The Old City Hall of Ceylon is a British era municipal building. Within the confines of this space, a tourist can almost sense the history of Ceylon unfolding over the ages. Built in 1865 on Main Street, this British era building houses in its ground floor gallery old trucks and municipal equipment. It is interesting to note that these age-worn trucks were originally gifts from Japan. The Old City Hall of Colombo is the headquarters of the Colombo Municipal Council. It is also the office of the Mayor of Colombo and a meeting place for the elected officials of the Municipal Council of Colombo.
The Old City Hall is on Main Street, built very close to Viharamahadevi Park in Colombo. Built originally from 1924 to 1928, this very official building is of great import to the people of Colombo. Built in a neoclassical architectural style, this monument was designed by S.J. Edwards. The Council chambers are located dead center of the entire block on the first floor. Capped by an ornamental dome, it is a sight to behold.

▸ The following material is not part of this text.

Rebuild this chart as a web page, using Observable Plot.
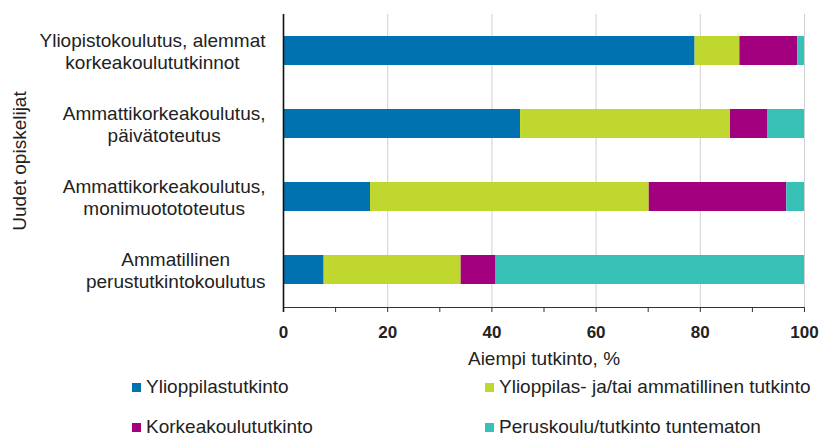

On either side of the Old City Hall is an open courtyard lined by the offices of different departments of the Municipal Council. This is a recurring theme on every floor. The main entrance and stairway hall are located at the center of the front face. There are also two staff entrances on either sides of the Old City Hall. It is held up by six Corinthian columns in the main porch, six on both sides of the front entrance, and another ten columns on either side of the building itself.
Although the premises of the Old City Hall have undergone some serious refurbishments, the essence of the British era building remains unscathed. Easily one of the most well-known structures in all of Colombo, the Old City Hall holds an old map of Colombo from the year 1785, some age-old typewriters and even an old radio. The best thing is that although this building is a frequented tourist spot, and it lies in a very prominent section of Pettah, it is rarely overcrowded, if ever.
The vintage mahogany staircases of the Old City Hall lead up to the old council chambers that contain some fine waxwork pieces. These pieces of artwork set in wax are exquisite replicas of the first council members in the early nineteen hundreds. These pieces of work, although covered in dust, are still a remarkable sight to behold.